And so the future artist commenced his professional career as a Parisian
rag-picker.
While wandering about the great city in the interest of his employer,
his only solace was to listen to the songs of itinerant vocalists and
the occasional music of a military band. Music became his passion. From
some of the gamins he learned the seven notes of the scale, and, to
preserve the melodies that delighted him, he invented a system of
musical notation. On a certain holiday, when he was twelve years old,
while listening to the delightful music in the garden of the Tuileries,
the little _chiffonnier_ busied himself with drawing figures in the
dust. An old man of eccentric appearance, noticing his earnest
diligence, accosted him.
"What are you doing there, boy?" he asked.
Terrified at first, but reassured by the kind manner of the stranger,
Delsarte replied: "Writing down the music, sir."
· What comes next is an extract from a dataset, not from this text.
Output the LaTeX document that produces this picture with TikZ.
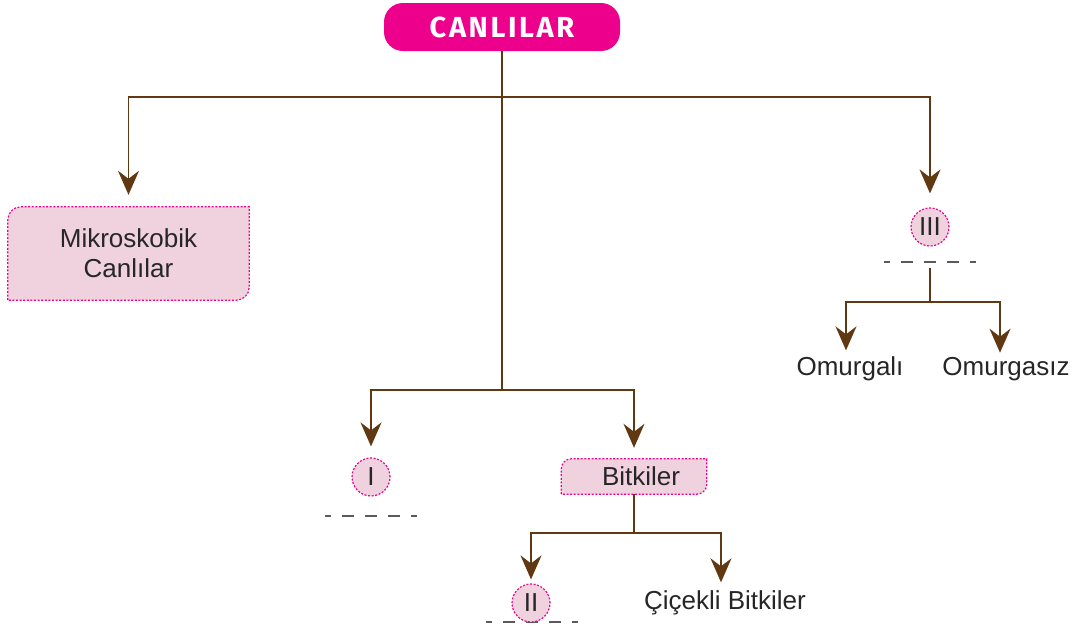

"Do you mean to say those marks have any significance? That you can read
them?"
"Certainly, sir."
"Let me hear you."
Encouraged by the interest manifested in him, the lad sang in a sweet
and pure but sad voice the strains just played by the military band. The
old man was amazed.
"Who taught you this process?"
"Nobody, sir; found it out myself."
Bambini--for it was the then distinguished, but now almost forgotten,
professor--offered to take the boy home with him; and he who had entered
the garden of the Tuileries a rag-picker, left it a recognized musician.